The after Chicago’s day municipal elections, headlines focused on the runoff between Mayor Rahm Emanuel and Cook County Commissioner Jesus “Chuy” Garcia, but an interesting subplot was how few voters turned out to the polls and even fewer knew anything about the aldermanic candidates.
“I don’t know who the Alderman is in Wicker Park, because I’m not from here,” Said Norman Marston, a 25-year-old associate at Shuga Records in Wicker Park, which is located in the 32nd Ward.
Asked about the alderman in Avondale where he lives, Marston didn’t fare any better.
“I don’t even know who my alderman is,” Marston said.
The city’s 19 aldermanic races saw no candidate reach the 50 percent plus 1 votes threshold necessary to avoid a runoff. With so many races getting an extra six weeks, it may give resident some extra time and motivation to get acquainted with the candidates.

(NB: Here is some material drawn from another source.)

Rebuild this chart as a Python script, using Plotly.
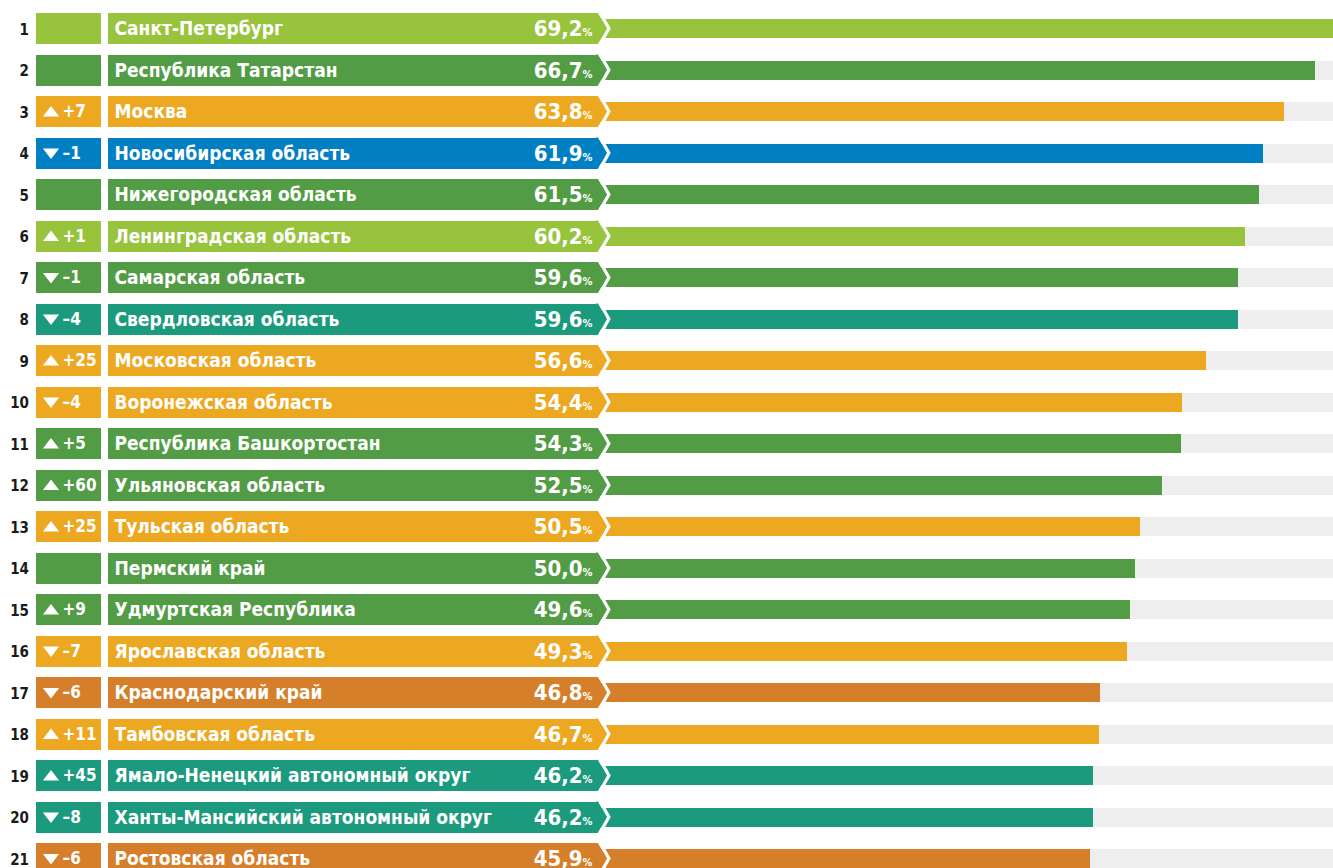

Adam Rosen, the owner of Shuga Records, said a lack of publicity was part of the reason voter turnout was so low.
“That’s why so many older business owners and younger residents didn’t vote,” Rosen said.
Rosen said he did vote in the election, but wouldn’t say who he voted for.
Marston said he didn’t vote because he didn’t even know the polls were open on Tuesday.
The lack of knowledge and publicity of the election may have helped 32nd Ward alderman Scott Waguespack, who garnered more than 6,200 of the 7,900 votes cast, or over 79 percent, according to the Chicago Board of Election Commissioners.
Waguespack had the second highest margin of victory in the city, behind Ameya Pawar, of the 47th Ward.
Chicago resident Charad Perkins-Hanley attributed to voter turnout to simple forgetfulness.
“I think that the reason some people didn’t vote is because they were busy and it slipped their minds,” he said.
Perkins-Hanley, who did not know the name of his alderman, said he knew about the elections but still didn’t vote.
“I just didn’t want to,” Perkins-Hanley said.